3) Specific hardware needs @ $200 per time, hardly free, and especially when 802.11 is built into every machine sold these days.
4) I don’t consider anything “free” if I have endure advertising.

I am not sure what these guys are up to. It does not seem that the entire story is on the table.
Unless they can deliver 5meg + and use standard kit, this is not something I would support.

Then Fred Goldstein nailed the remainder:

Cook’s Edge: What’s going on here?

Goldstein: Uh, Kevin Martin preparing for his next career, running for Senate in North Carolina?

This has all of the hallmarks. You take a commercial venture (M2Z) and create a faux-charity to market it. The insiders are in on the joke, but the local yokel pols can pretend that it’s something else. This creates “gratitude” to be repaid as needed. And of course it’s more pressure to approve M2Z’s shameless spectrum grab. Then you throw in the code word “family-friendly”, which usually means that it’s heavily censored in a manner favorable to the rethuglicans and their preacher allies. That’s a big winner in southern rethug primaries. So’s “rural”, which brings in the heart of the state party, the tobacco farmers.

Plus, by overhanging the market with this subsidized Fat Wasteband, real ISPs lose some of their customer base. That’s a bonus for K-Mart. So’s having a “free” as in lunch, totally unfree-as-in-speech. Service as an excuse to not make room for unlicensed operators or competitive providers. Karl Rove himself could have dreamed this one up.
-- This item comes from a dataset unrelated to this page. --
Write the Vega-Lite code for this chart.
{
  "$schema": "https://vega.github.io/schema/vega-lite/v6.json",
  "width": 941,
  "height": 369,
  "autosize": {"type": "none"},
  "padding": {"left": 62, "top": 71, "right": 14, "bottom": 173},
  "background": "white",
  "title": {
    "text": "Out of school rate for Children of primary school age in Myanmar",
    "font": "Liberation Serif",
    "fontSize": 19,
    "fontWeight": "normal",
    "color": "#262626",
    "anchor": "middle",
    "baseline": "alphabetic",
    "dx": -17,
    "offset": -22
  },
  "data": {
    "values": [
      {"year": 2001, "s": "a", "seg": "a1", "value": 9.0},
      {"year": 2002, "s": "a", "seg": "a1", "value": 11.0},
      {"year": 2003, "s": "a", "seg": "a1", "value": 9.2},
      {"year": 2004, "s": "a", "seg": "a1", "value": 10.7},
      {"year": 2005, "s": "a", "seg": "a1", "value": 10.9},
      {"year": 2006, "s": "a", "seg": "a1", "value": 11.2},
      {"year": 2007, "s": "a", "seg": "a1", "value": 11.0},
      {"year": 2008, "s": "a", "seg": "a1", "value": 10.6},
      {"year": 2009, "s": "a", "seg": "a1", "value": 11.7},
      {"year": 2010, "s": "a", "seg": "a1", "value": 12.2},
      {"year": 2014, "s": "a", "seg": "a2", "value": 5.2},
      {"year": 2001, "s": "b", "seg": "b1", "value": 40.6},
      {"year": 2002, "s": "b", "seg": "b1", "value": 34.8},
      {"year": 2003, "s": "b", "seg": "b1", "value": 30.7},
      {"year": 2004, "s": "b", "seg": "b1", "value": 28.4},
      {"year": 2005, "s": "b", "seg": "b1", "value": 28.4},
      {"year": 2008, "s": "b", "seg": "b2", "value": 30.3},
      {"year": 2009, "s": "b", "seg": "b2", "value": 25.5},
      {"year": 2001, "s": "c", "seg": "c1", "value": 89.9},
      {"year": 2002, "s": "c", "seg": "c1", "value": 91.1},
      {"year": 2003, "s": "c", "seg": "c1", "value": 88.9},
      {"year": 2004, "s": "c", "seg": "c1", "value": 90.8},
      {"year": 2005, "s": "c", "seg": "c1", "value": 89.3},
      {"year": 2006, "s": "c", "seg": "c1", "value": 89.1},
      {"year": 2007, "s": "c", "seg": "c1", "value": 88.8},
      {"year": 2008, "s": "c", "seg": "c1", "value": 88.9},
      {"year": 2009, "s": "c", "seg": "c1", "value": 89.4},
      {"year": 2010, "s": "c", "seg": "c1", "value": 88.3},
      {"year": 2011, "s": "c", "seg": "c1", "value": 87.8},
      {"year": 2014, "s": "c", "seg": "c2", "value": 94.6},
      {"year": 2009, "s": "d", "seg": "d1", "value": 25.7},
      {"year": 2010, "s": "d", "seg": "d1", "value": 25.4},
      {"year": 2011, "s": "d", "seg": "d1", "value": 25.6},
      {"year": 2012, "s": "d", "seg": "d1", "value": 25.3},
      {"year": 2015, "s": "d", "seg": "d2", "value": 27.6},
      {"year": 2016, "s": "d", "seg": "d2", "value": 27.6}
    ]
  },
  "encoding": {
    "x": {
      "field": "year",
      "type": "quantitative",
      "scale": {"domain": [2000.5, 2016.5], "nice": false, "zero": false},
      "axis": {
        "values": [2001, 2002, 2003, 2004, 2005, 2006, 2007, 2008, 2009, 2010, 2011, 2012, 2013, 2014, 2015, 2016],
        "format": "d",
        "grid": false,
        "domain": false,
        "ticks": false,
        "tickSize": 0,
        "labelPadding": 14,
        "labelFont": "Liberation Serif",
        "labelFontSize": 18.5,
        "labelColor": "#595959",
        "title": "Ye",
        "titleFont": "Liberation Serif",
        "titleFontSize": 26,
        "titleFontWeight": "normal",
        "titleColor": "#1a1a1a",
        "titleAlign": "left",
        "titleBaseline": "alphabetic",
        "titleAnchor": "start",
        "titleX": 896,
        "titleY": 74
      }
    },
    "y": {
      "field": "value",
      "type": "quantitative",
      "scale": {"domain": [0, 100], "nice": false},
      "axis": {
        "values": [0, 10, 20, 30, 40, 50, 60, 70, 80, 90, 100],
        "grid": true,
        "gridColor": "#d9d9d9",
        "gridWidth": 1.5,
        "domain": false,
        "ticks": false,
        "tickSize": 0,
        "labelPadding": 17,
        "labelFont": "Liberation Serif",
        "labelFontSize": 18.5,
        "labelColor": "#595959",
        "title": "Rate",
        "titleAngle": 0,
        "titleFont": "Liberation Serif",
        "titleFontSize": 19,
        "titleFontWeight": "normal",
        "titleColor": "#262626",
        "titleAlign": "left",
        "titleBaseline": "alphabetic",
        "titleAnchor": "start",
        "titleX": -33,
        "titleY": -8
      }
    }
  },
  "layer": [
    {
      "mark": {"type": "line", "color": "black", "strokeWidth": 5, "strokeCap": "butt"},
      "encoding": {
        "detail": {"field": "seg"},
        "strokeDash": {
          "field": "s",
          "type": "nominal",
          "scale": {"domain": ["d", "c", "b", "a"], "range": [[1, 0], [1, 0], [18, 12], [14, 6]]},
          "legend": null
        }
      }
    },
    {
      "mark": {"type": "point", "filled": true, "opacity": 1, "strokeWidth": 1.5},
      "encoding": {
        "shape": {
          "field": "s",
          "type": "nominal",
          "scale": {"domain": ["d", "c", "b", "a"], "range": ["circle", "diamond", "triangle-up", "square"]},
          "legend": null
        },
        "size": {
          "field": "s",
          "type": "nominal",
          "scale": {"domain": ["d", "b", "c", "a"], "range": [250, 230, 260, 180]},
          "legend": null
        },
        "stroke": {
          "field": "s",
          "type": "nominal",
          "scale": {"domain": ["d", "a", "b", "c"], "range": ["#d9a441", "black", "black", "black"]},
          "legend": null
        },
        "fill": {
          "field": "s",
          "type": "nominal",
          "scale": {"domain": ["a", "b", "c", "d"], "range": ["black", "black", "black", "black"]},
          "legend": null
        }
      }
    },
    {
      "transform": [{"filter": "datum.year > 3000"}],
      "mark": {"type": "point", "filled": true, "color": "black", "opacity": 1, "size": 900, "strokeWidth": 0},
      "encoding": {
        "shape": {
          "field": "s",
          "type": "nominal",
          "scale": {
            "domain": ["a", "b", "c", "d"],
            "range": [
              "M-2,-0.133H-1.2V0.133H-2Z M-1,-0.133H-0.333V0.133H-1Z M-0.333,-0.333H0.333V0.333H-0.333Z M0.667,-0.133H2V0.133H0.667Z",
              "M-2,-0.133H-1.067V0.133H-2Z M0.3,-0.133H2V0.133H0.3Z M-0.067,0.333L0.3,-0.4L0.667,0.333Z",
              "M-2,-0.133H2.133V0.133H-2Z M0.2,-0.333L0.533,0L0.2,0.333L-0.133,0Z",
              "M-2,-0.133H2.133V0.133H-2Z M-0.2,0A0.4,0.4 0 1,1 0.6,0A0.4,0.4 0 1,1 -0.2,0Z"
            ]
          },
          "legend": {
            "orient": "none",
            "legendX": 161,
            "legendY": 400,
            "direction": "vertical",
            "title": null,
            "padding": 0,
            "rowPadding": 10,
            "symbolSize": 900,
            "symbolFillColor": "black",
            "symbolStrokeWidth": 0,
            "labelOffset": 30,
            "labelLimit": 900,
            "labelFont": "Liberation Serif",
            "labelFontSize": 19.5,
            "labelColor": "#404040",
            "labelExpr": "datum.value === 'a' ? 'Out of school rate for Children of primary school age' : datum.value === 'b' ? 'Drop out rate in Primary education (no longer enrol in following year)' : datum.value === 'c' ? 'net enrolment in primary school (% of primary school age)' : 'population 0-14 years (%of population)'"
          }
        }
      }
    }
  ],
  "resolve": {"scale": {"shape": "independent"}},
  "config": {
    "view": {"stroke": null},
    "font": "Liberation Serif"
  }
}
And finally what about the so called “news story?” Google news has the answer here. It is a press release from PR News wire!

It’s said that M2Z has many friends at the FCC - just watch!

Shame on these people!

4 Responses to “Stay Far Away from M2Z - Why it is Not in Public Interest”

  1. on 14 Jun 2007 at 2:07 am Jeffrey Sterling

    My second hand exposure to One Economy is that of an organization
    that is on the make and on the take.

    They put on a nice front, but they have no interest in offending their corporate funders (aka Verizon, ATT, Qwest).

    One Economy would fall into the first class section of nonprofit astroturfers falsely representing the disenfranchised while looking for a handout from the corporate world.

    I know of a straight up community-ownership model that worked its way up the food chain at One Economy only to be rejected as too offensive to its “sponsors”.

    -Jeff

  2. on 14 Jun 2007 at 2:13 am David

    Are you nuts? A company wants to connect poor people that can’t afford Internet and you have a problem with it? Why should the big guys use the airways that belong to EVERYONE to provide services that only some can afford.

  3. on 14 Jun 2007 at 3:05 am Gordon Cook

    Hi david,

    | E-mail: [email protected] | IP: 68.49.139.30 | Date: June 14, 2007

    Please tell me what is b.com? and why you have such a strange address, and what is your full name and affiliation? I am curious David.

    Your defense of M2Z arrived with truly remarkable speed. I have been reporting on things internert since 1992 and I will need a much more reasoned analysis than yoiur before I see M2Z as anything othere thanself serving bell astroturf.

    Can any reader unlock the mystery of who David is and what IP number he’s coming from?

  4. on 14 Jun 2007 at 4:11 am Peter Williams (MAN-n-BAG)

    Dude, I want more people to have access to a free high speed Internet so online companies like mine can sell more stuff. In fact, a lot of small online business are endorsing M2Z. And if they don’t offer free as advertised, then the FCC should revoke their license. Sounds simple to me.

    For an intelligent review on the subject, visit Harold Feld’s blog. That guy knows the issues!